What the exercise asks
Write out the material exactly, leaving every picture behind.
==== Source data ====
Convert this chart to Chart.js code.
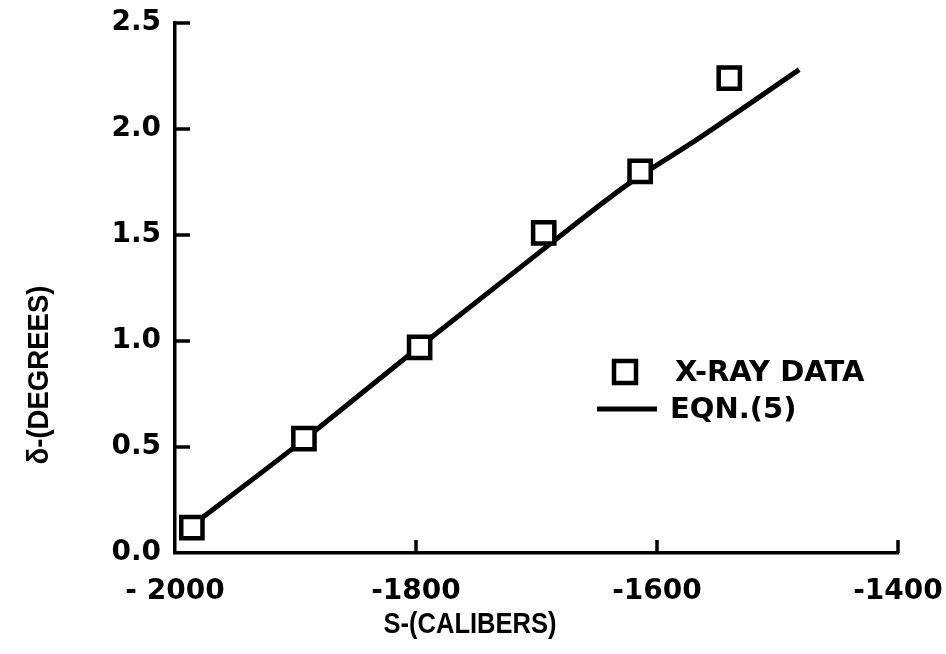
<!DOCTYPE html>
<html><head><meta charset="utf-8">
<script src="https://cdn.jsdelivr.net/npm/chart.js@4.4.0/dist/chart.umd.min.js"></script>
<style>html,body{margin:0;padding:0;background:#fff;} #wrap{width:946px;height:654px;position:relative;}</style>
</head><body><div id="wrap"><canvas id="c" width="946" height="654" style="width:946px;height:654px;"></canvas></div>
<script>
// ---- data ----
const xrayS = [-1986, -1893, -1797, -1694, -1614, -1540];
const xrayDelta = [0.12, 0.54, 0.97, 1.51, 1.80, 2.24];
const eqnS = [-1986, -1903, -1800, -1695, -1624, -1567, -1482];
const eqnDelta = [0.13, 0.49, 0.96, 1.43, 1.74, 1.95, 2.28];
const xTicks = [-2000, -1800, -1600, -1400];
const xTickLabels = ['- 2000', '-1800', '-1600', '-1400'];
const yTicks = [0, 0.5, 1.0, 1.5, 2.0, 2.5];
const yTickLabels = ['0.0', '0.5', '1.0', '1.5', '2.0', '2.5'];
const seriesNames = ['X-RAY DATA', 'EQN.(5)'];
const xTitle = 'S-(CALIBERS)';
const yTitle = 'δ-(DEGREES)';

const tickFont = {family: 'DejaVu Sans', weight: 'bold', size: 28};

const decor = {
  id: 'decor',
  afterDraw(chart) {
    const {ctx, chartArea: a, scales: {x, y}} = chart;
    ctx.save();
    ctx.strokeStyle = '#000';
    ctx.fillStyle = '#000';
    ctx.lineWidth = 3.5;
    ctx.lineCap = 'butt';
    // inward ticks
    yTicks.forEach(v => {
      if (v === yTicks[0]) return;
      const py = y.getPixelForValue(v);
      ctx.beginPath(); ctx.moveTo(a.left, py); ctx.lineTo(a.left + 15, py); ctx.stroke();
    });
    xTicks.forEach(v => {
      if (v === xTicks[0]) return;
      const px = x.getPixelForValue(v);
      ctx.beginPath(); ctx.moveTo(px, a.bottom); ctx.lineTo(px, a.bottom - 13); ctx.stroke();
    });
    // axis titles (slightly condensed lettering)
    ctx.font = 'bold 29px "Liberation Sans"';
    ctx.textAlign = 'center';
    ctx.textBaseline = 'middle';
    ctx.save();
    ctx.translate(470, 625);
    ctx.scale(0.88, 1);
    ctx.fillText(xTitle, 0, 0);
    ctx.restore();
    ctx.save();
    ctx.translate(40, 375);
    ctx.rotate(-Math.PI / 2);
    ctx.scale(0.95, 1);
    ctx.fillText(yTitle, 0, 0);
    ctx.restore();
    // legend
    const ds0 = chart.data.datasets[0], ds1 = chart.data.datasets[1];
    ctx.lineWidth = ds0.borderWidth;
    ctx.strokeStyle = ds0.borderColor;
    ctx.fillStyle = '#fff';
    ctx.beginPath(); ctx.rect(614, 361, 22, 22); ctx.fill(); ctx.stroke();
    ctx.lineWidth = ds1.borderWidth;
    ctx.strokeStyle = ds1.borderColor;
    ctx.beginPath(); ctx.moveTo(597, 409); ctx.lineTo(657, 409); ctx.stroke();
    ctx.fillStyle = '#000';
    ctx.font = 'bold 29px "DejaVu Sans"';
    ctx.textAlign = 'left';
    ctx.fillText(seriesNames[0], 675, 373);
    ctx.fillText(seriesNames[1], 670, 410);
    ctx.restore();
  }
};

new Chart(document.getElementById('c'), {
  type: 'scatter',
  data: {
    datasets: [
      {
        label: seriesNames[0],
        data: xrayS.map((s, i) => ({x: s, y: xrayDelta[i]})),
        pointStyle: 'rect',
        pointRadius: 15,
        pointHoverRadius: 15,
        borderWidth: 4.5,
        borderColor: '#000',
        backgroundColor: '#fff',
        order: 0
      },
      {
        type: 'line',
        label: seriesNames[1],
        data: eqnS.map((s, i) => ({x: s, y: eqnDelta[i]})),
        showLine: true,
        pointRadius: 0,
        borderWidth: 5,
        borderColor: '#000',
        fill: false,
        cubicInterpolationMode: 'monotone',
        order: 1
      }
    ]
  },
  options: {
    responsive: false,
    maintainAspectRatio: false,
    animation: false,
    devicePixelRatio: 1,
    layout: {padding: {top: 23, right: 48, left: 0, bottom: 0}},
    plugins: {legend: {display: false}, tooltip: {enabled: false}, title: {display: false}},
    scales: {
      x: {
        type: 'linear',
        min: xTicks[0], max: xTicks[xTicks.length - 1],
        afterBuildTicks: s => { s.ticks = xTicks.map(v => ({value: v})); },
        afterFit: s => { s.height = 101; s.paddingLeft = 0; s.paddingRight = 0; },
        ticks: {
          callback: v => xTickLabels[xTicks.indexOf(v)],
          font: tickFont, color: '#000', padding: 22, maxRotation: 0, autoSkip: false
        },
        grid: {display: true, drawOnChartArea: false, drawTicks: false},
        border: {display: true, color: '#000', width: 3.5}
      },
      y: {
        type: 'linear',
        min: yTicks[0], max: yTicks[yTicks.length - 1],
        afterBuildTicks: s => { s.ticks = yTicks.map(v => ({value: v})); },
        afterFit: s => { s.width = 175; s.paddingTop = 0; s.paddingBottom = 0; },
        ticks: {
          callback: v => yTickLabels[yTicks.indexOf(v)],
          font: tickFont, color: '#000', padding: 14, autoSkip: false
        },
        grid: {display: true, drawOnChartArea: false, drawTicks: false},
        border: {display: true, color: '#000', width: 3.5}
      }
    }
  },
  plugins: [decor]
});
</script>
</body></html>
====
Task output
Convert this chart to Chart.js code.
<!DOCTYPE html>
<html><head><meta charset="utf-8">
<script src="https://cdn.jsdelivr.net/npm/chart.js@4.4.0/dist/chart.umd.min.js"></script>
<style>html,body{margin:0;padding:0;background:#fff;} #wrap{width:946px;height:654px;position:relative;}</style>
</head><body><div id="wrap"><canvas id="c" width="946" height="654" style="width:946px;height:654px;"></canvas></div>
<script>
// ---- data ----
const xrayS = [-1986, -1893, -1797, -1694, -1614, -1540];
const xrayDelta = [0.12, 0.54, 0.97, 1.51, 1.80, 2.24];
const eqnS = [-1986, -1903, -1800, -1695, -1624, -1567, -1482];
const eqnDelta = [0.13, 0.49, 0.96, 1.43, 1.74, 1.95, 2.28];
const xTicks = [-2000, -1800, -1600, -1400];
const xTickLabels = ['- 2000', '-1800', '-1600', '-1400'];
const yTicks = [0, 0.5, 1.0, 1.5, 2.0, 2.5];
const yTickLabels = ['0.0', '0.5', '1.0', '1.5', '2.0', '2.5'];
const seriesNames = ['X-RAY DATA', 'EQN.(5)'];
const xTitle = 'S-(CALIBERS)';
const yTitle = 'δ-(DEGREES)';

const tickFont = {family: 'DejaVu Sans', weight: 'bold', size: 28};

const decor = {
  id: 'decor',
  afterDraw(chart) {
    const {ctx, chartArea: a, scales: {x, y}} = chart;
    ctx.save();
    ctx.strokeStyle = '#000';
    ctx.fillStyle = '#000';
    ctx.lineWidth = 3.5;
    ctx.lineCap = 'butt';
    // inward ticks
    yTicks.forEach(v => {
      if (v === yTicks[0]) return;
      const py = y.getPixelForValue(v);
      ctx.beginPath(); ctx.moveTo(a.left, py); ctx.lineTo(a.left + 15, py); ctx.stroke();
    });
    xTicks.forEach(v => {
      if (v === xTicks[0]) return;
      const px = x.getPixelForValue(v);
      ctx.beginPath(); ctx.moveTo(px, a.bottom); ctx.lineTo(px, a.bottom - 13); ctx.stroke();
    });
    // axis titles (slightly condensed lettering)
    ctx.font = 'bold 29px "Liberation Sans"';
    ctx.textAlign = 'center';
    ctx.textBaseline = 'middle';
    ctx.save();
    ctx.translate(470, 625);
    ctx.scale(0.88, 1);
    ctx.fillText(xTitle, 0, 0);
    ctx.restore();
    ctx.save();
    ctx.translate(40, 375);
    ctx.rotate(-Math.PI / 2);
    ctx.scale(0.95, 1);
    ctx.fillText(yTitle, 0, 0);
    ctx.restore();
    // legend
    const ds0 = chart.data.datasets[0], ds1 = chart.data.datasets[1];
    ctx.lineWidth = ds0.borderWidth;
    ctx.strokeStyle = ds0.borderColor;
    ctx.fillStyle = '#fff';
    ctx.beginPath(); ctx.rect(614, 361, 22, 22); ctx.fill(); ctx.stroke();
    ctx.lineWidth = ds1.borderWidth;
    ctx.strokeStyle = ds1.borderColor;
    ctx.beginPath(); ctx.moveTo(597, 409); ctx.lineTo(657, 409); ctx.stroke();
    ctx.fillStyle = '#000';
    ctx.font = 'bold 29px "DejaVu Sans"';
    ctx.textAlign = 'left';
    ctx.fillText(seriesNames[0], 675, 373);
    ctx.fillText(seriesNames[1], 670, 410);
    ctx.restore();
  }
};

new Chart(document.getElementById('c'), {
  type: 'scatter',
  data: {
    datasets: [
      {
        label: seriesNames[0],
        data: xrayS.map((s, i) => ({x: s, y: xrayDelta[i]})),
        pointStyle: 'rect',
        pointRadius: 15,
        pointHoverRadius: 15,
        borderWidth: 4.5,
        borderColor: '#000',
        backgroundColor: '#fff',
        order: 0
      },
      {
        type: 'line',
        label: seriesNames[1],
        data: eqnS.map((s, i) => ({x: s, y: eqnDelta[i]})),
        showLine: true,
        pointRadius: 0,
        borderWidth: 5,
        borderColor: '#000',
        fill: false,
        cubicInterpolationMode: 'monotone',
        order: 1
      }
    ]
  },
  options: {
    responsive: false,
    maintainAspectRatio: false,
    animation: false,
    devicePixelRatio: 1,
    layout: {padding: {top: 23, right: 48, left: 0, bottom: 0}},
    plugins: {legend: {display: false}, tooltip: {enabled: false}, title: {display: false}},
    scales: {
      x: {
        type: 'linear',
        min: xTicks[0], max: xTicks[xTicks.length - 1],
        afterBuildTicks: s => { s.ticks = xTicks.map(v => ({value: v})); },
        afterFit: s => { s.height = 101; s.paddingLeft = 0; s.paddingRight = 0; },
        ticks: {
          callback: v => xTickLabels[xTicks.indexOf(v)],
          font: tickFont, color: '#000', padding: 22, maxRotation: 0, autoSkip: false
        },
        grid: {display: true, drawOnChartArea: false, drawTicks: false},
        border: {display: true, color: '#000', width: 3.5}
      },
      y: {
        type: 'linear',
        min: yTicks[0], max: yTicks[yTicks.length - 1],
        afterBuildTicks: s => { s.ticks = yTicks.map(v => ({value: v})); },
        afterFit: s => { s.width = 175; s.paddingTop = 0; s.paddingBottom = 0; },
        ticks: {
          callback: v => yTickLabels[yTicks.indexOf(v)],
          font: tickFont, color: '#000', padding: 14, autoSkip: false
        },
        grid: {display: true, drawOnChartArea: false, drawTicks: false},
        border: {display: true, color: '#000', width: 3.5}
      }
    }
  },
  plugins: [decor]
});
</script>
</body></html>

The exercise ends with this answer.